How many of the lines below hold the word "picture"? Answer only with the number.

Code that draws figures
• • •

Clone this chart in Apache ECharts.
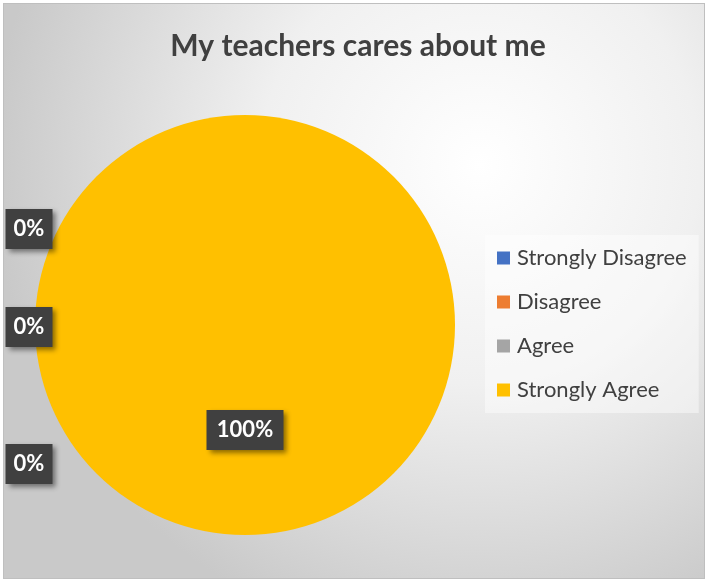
<!DOCTYPE html>
<html>
<head>
<meta charset="utf-8">
<script src="https://cdn.jsdelivr.net/npm/echarts@6/dist/echarts.min.js"></script>
<style>
  html, body { margin: 0; padding: 0; background: #fff; }
  #chart {
    position: absolute;
    left: 3px; top: 3px;
    width: 700px; height: 574px;
    border: 1px solid #bfbfbf;
  }
</style>
</head>
<body>
<div id="chart"></div>
<script>
const categories = ["Strongly Disagree", "Disagree", "Agree", "Strongly Agree"];
const responses = [0, 0, 0, 100];
const sliceColors = ["#4472C4", "#ED7D31", "#A5A5A5", "#FFC000"];

const chart = echarts.init(document.getElementById("chart"));

// label anchors (chart px) – Excel piles the zero slices' labels on the left
const labelSpots = [
  [25, 225],
  [25, 323],
  [25, 460],
  [241, 426],
];

const option = {
  backgroundColor: {
    type: "radial",
    x: 0.68,
    y: 0.28,
    r: 0.85,
    colorStops: [
      { offset: 0, color: "#ffffff" },
      { offset: 0.45, color: "#f0f0f0" },
      { offset: 1, color: "#c9c9c9" },
    ],
  },
  title: {
    text: "My teachers cares about me",
    left: 349,
    top: 22,
    textAlign: "center",
    textStyle: {
      fontFamily: "Lato, sans-serif",
      fontSize: 30,
      fontWeight: "bold",
      color: "#404040",
    },
  },
  legend: {
    orient: "vertical",
    left: 481,
    top: 231,
    padding: [12, 12, 12, 12],
    itemGap: 22,
    itemWidth: 13,
    itemHeight: 13,
    icon: "rect",
    backgroundColor: "rgba(255,255,255,0.45)",
    data: categories,
    textStyle: {
      fontFamily: "Lato, sans-serif",
      fontSize: 22,
      color: "#404040",
      padding: [0, 0, 0, 2],
    },
    selectedMode: false,
  },
  series: [
    {
      type: "pie",
      center: [241, 321],
      radius: 210,
      startAngle: 90,
      clockwise: true,
      silent: true,
      emphasis: { disabled: true },
      data: categories.map((name, i) => ({
        name,
        value: responses[i],
        itemStyle: { color: sliceColors[i] },
        // fixed box width so the pie layout doesn't squeeze edge labels
        label: { width: responses[i] === 0 ? 29 : 59, align: "center" },
      })),
      label: {
        show: true,
        formatter: "{d}%",
        fontFamily: "Lato, sans-serif",
        fontSize: 22,
        fontWeight: "bold",
        color: "#ffffff",
        lineHeight: 24,
        overflow: "none",
        backgroundColor: "#404040",
        padding: [8, 9, 8, 9],
        shadowColor: "rgba(0,0,0,0.45)",
        shadowBlur: 5,
        shadowOffsetX: 3,
        shadowOffsetY: 3,
      },
      labelLine: { show: false },
      labelLayout: (params) => {
        const p = labelSpots[params.dataIndex];
        return { x: p[0], y: p[1], align: "center", verticalAlign: "middle" };
      },
    },
  ],
};

chart.setOption(option);
window.addEventListener("resize", () => chart.resize());
</script>
</body>
</html>
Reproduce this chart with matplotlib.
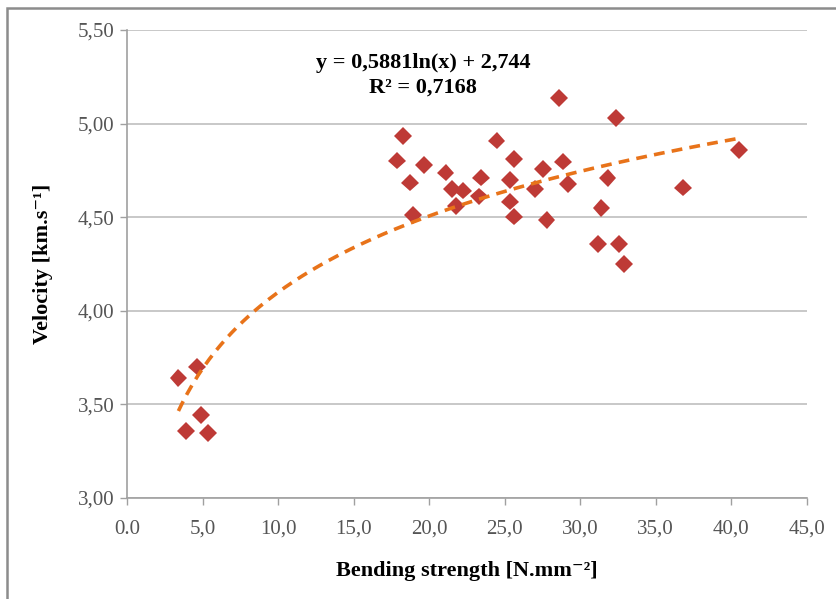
import numpy as np
import matplotlib.pyplot as plt
import matplotlib.patheffects as pe
from matplotlib.patches import Rectangle
from matplotlib.ticker import FuncFormatter


# Bending strength vs. velocity
#--------------------------------------------------------------------------------

bending_strength = [
    3.40, 3.88, 4.61, 4.90, 5.38,
    17.89, 18.29, 18.73, 18.95, 19.65,
    21.09, 21.53, 21.77, 22.26, 23.32, 23.43, 24.47,
    25.35, 25.35, 25.61, 25.61, 27.00, 27.55, 27.77,
    28.59, 28.88, 29.20, 31.20, 31.41, 31.81, 32.36,
    32.56, 32.89, 36.82, 40.50
]

velocity = [
    3.639, 3.358, 3.701, 3.443, 3.346,
    4.802, 4.934, 4.684, 4.512, 4.779,
    4.738, 4.649, 4.560, 4.642, 4.610, 4.711, 4.909,
    4.699, 4.583, 4.809, 4.503, 4.651, 4.757, 4.485,
    5.138, 4.797, 4.677, 4.355, 4.548, 4.708, 5.028,
    4.355, 4.248, 4.658, 4.859
]

# logarithmic trendline as printed on the chart
fit_a = 0.5881
fit_b = 2.744
fit_r2 = 0.7168
fit_x_range = (3.4, 40.5)

x_ticks = np.arange(0, 46, 5)
y_ticks = np.arange(3.0, 5.51, 0.5)


def comma(value, digits):
    return f"{value:.{digits}f}".replace(".", ",")


plt.rcParams["font.family"] = ["Liberation Serif", "DejaVu Serif"]

fig = plt.figure(figsize=(8.36, 5.99), dpi=100)

ax = fig.add_axes([0.152, 0.169, 0.813, 0.781])

# ----------------------------------------
# Scatter points with a soft shadow
# ----------------------------------------

ax.plot(
    bending_strength,
    velocity,
    linestyle="none",
    marker="D",
    markersize=9,
    color="#BE3A36",
    markeredgewidth=0,
    zorder=3,
    path_effects=[
        pe.SimpleLineShadow(offset=(1.5, -1.5), alpha=0.25, shadow_color="black"),
        pe.Normal()
    ]
)

# ----------------------------------------
# Trendline
# ----------------------------------------

trend_x = np.linspace(fit_x_range[0], fit_x_range[1], 200)
trend_y = fit_a * np.log(trend_x) + fit_b

ax.plot(
    trend_x,
    trend_y,
    color="#E8731A",
    linewidth=2.6,
    dashes=(3, 2),
    zorder=4
)

ax.text(
    19.6,
    5.26,
    f"y = {comma(fit_a, 4)}ln(x) + {comma(fit_b, 3)}\nR² = {comma(fit_r2, 4)}",
    ha="center",
    va="center",
    fontsize=16,
    fontweight="bold",
    linespacing=1.3
)

# ----------------------------------------
# Axes
# ----------------------------------------

ax.set_xlim(0, 45)
ax.set_ylim(3.0, 5.5)

ax.set_xticks(x_ticks)
ax.set_yticks(y_ticks)

ax.xaxis.set_major_formatter(
    FuncFormatter(lambda v, p: "0.0" if v == 0 else comma(v, 1))
)
ax.yaxis.set_major_formatter(
    FuncFormatter(lambda v, p: comma(v, 2))
)

ax.tick_params(
    labelsize=15,
    labelcolor="#555555",
    color="#A0A0A0",
    length=5,
    width=1
)
ax.tick_params(axis="x", pad=11)
ax.tick_params(axis="y", pad=4)

ax.grid(axis="y", color="#BFBFBF", linewidth=1.2)
ax.set_axisbelow(True)

for side in ["top", "right"]:
    ax.spines[side].set_visible(False)

for side in ["left", "bottom"]:
    ax.spines[side].set_color("#A0A0A0")
    ax.spines[side].set_linewidth(1.2)

ax.set_xlabel(
    "Bending strength [N.mm⁻²]",
    fontsize=16,
    fontweight="bold",
    labelpad=16
)

ax.set_ylabel(
    "Velocity [km.s⁻¹]",
    fontsize=16,
    fontweight="bold",
    labelpad=18
)

# ----------------------------------------
# Chart frame
# ----------------------------------------

fig.patches.append(
    Rectangle(
        (7 / 836, -0.05),
        1.1,
        1 - 8 / 599 + 0.05,
        transform=fig.transFigure,
        fill=False,
        edgecolor="#8C8C8C",
        linewidth=1.8
    )
)

fig.savefig("out.png", dpi=100)
plt.close()
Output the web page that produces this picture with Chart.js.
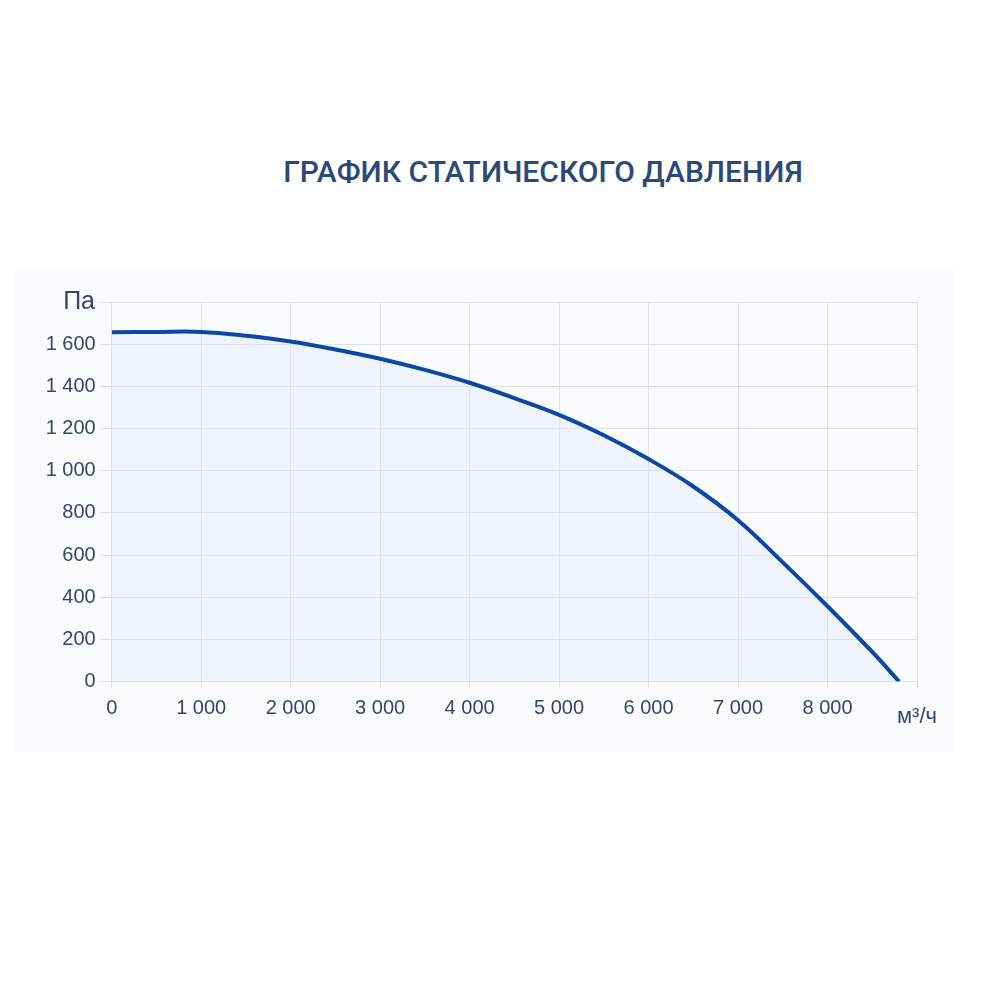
<!DOCTYPE html>
<html>
<head>
<meta charset="utf-8">
<script src="https://cdn.jsdelivr.net/npm/chart.js@4"></script>
<style>
  html, body { margin: 0; padding: 0; background: #fff; }
  #wrap { position: relative; width: 1000px; height: 1000px; }
  #panel { position: absolute; left: 15px; top: 268px; width: 940px; height: 484px; background: #fafbfd; }
  #title {
    position: absolute; left: 0; top: 154px; width: 1086px; text-align: center;
    font-family: Roboto, sans-serif; font-weight: 500; font-size: 30px; color: #2b4a7a;
  }
  canvas { position: absolute; left: 0; top: 0; }
</style>
</head>
<body>
<div id="wrap">
  <div id="panel"></div>
  <div id="title">ГРАФИК СТАТИЧЕСКОГО ДАВЛЕНИЯ</div>
  <canvas id="chart" width="1000" height="1000"></canvas>
</div>
<script>
// расход, м3/ч
const flow = [0, 500, 1000, 1500, 2000, 2500, 3000, 3500, 4000, 4500, 5000, 5500, 6000, 6500, 7000, 7500, 8000, 8500, 8800];
// статическое давление, Па
const pressure = [1656, 1658, 1658, 1640, 1613, 1575, 1531, 1478, 1417, 1344, 1265, 1168, 1055, 925, 765, 565, 357, 140, 0];

const xTicks = [0, 1000, 2000, 3000, 4000, 5000, 6000, 7000, 8000, 9000];
const yTicks = [0, 200, 400, 600, 800, 1000, 1200, 1400, 1600, 1800];
const xUnit = 'м³/ч';
const yUnit = 'Па';

const tickColor = '#34476b';
const gridColor = '#dfe2e8';
const tickFont = { family: '"Liberation Sans", Arial, sans-serif', size: 20 };

function fmt(v) {
  return String(v).replace(/\B(?=(\d{3})+(?!\d))/g, ' ');
}

const units = {
  id: 'units',
  afterDraw(chart) {
    const ctx = chart.ctx;
    const x = chart.scales.x, y = chart.scales.y;
    ctx.save();
    ctx.fillStyle = '#2f4675';
    ctx.font = '25px "Liberation Sans", Arial, sans-serif';
    ctx.textAlign = 'right';
    ctx.textBaseline = 'middle';
    ctx.fillText(yUnit, 95, y.getPixelForValue(1800));
    ctx.font = '22px "Liberation Sans", Arial, sans-serif';
    ctx.textAlign = 'center';
    ctx.fillText(xUnit, x.getPixelForValue(9000), 717);
    ctx.restore();
  }
};

const points = flow.map((f, i) => ({ x: f, y: pressure[i] }));

new Chart(document.getElementById('chart'), {
  type: 'line',
  data: {
    datasets: [{
      data: points,
      borderColor: '#0d47a6',
      borderWidth: 4,
      backgroundColor: 'rgba(222, 232, 248, 0.38)',
      fill: 'origin',
      pointRadius: 0,
      tension: 0.4
    }]
  },
  options: {
    responsive: false,
    animation: false,
    layout: { padding: { top: 302, right: 83, bottom: 0, left: 0 } },
    plugins: { legend: { display: false }, tooltip: { enabled: false } },
    scales: {
      x: {
        type: 'linear',
        min: 0, max: 9000,
        afterBuildTicks(s) { s.ticks = xTicks.map(v => ({ value: v })); },
        afterFit(s) { s.height = 318.5; },
        grid: { color: gridColor, tickLength: 6 },
        border: { color: gridColor },
        ticks: {
          color: tickColor, padding: 9, font: tickFont,
          callback: v => v === 9000 ? '' : fmt(v)
        }
      },
      y: {
        min: 0, max: 1800,
        afterBuildTicks(s) { s.ticks = yTicks.map(v => ({ value: v })); },
        afterFit(s) { s.width = 111.7; },
        grid: { color: gridColor, tickLength: 11 },
        border: { color: gridColor },
        ticks: {
          color: tickColor, padding: 5, font: tickFont,
          callback: v => v === 1800 ? '' : fmt(v)
        }
      }
    }
  },
  plugins: [units]
});
</script>
</body>
</html>
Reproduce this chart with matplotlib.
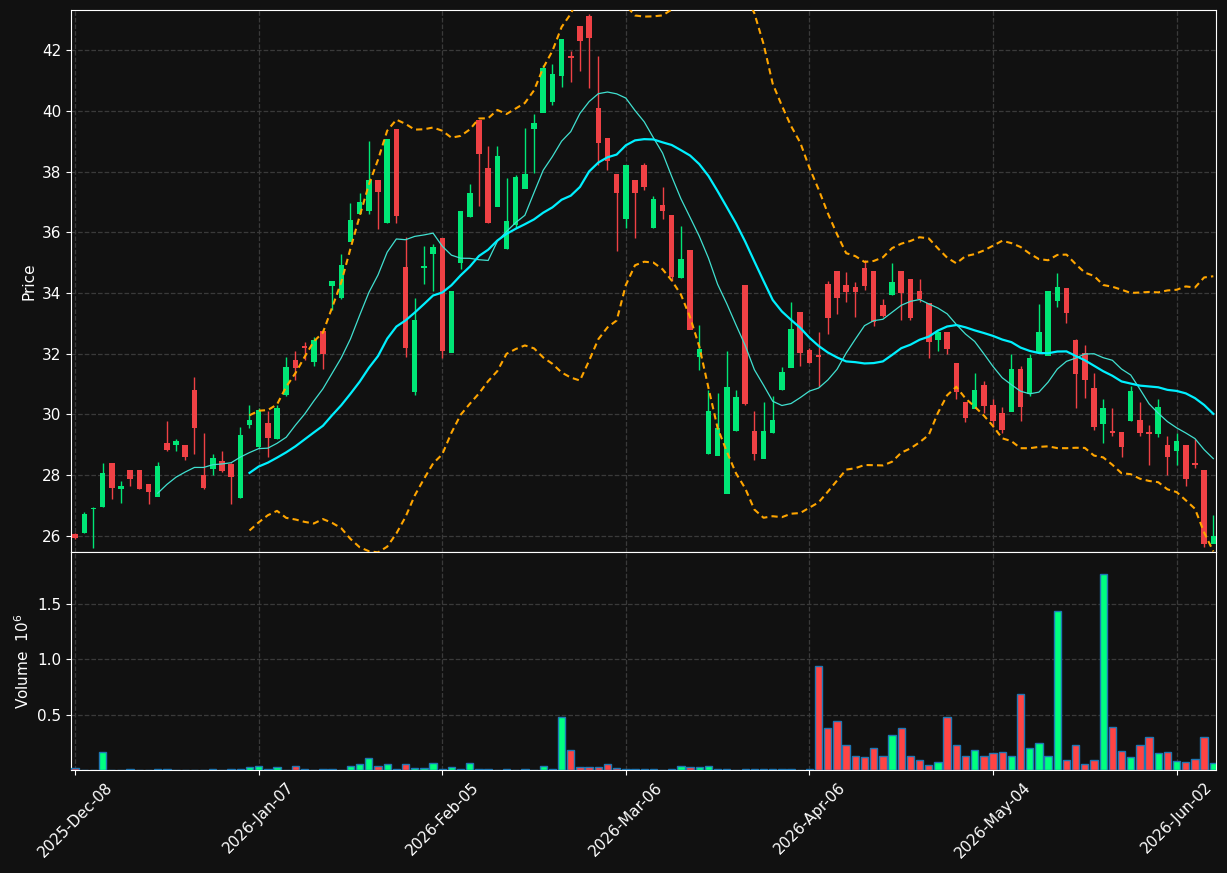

• • •

Problem solution:
1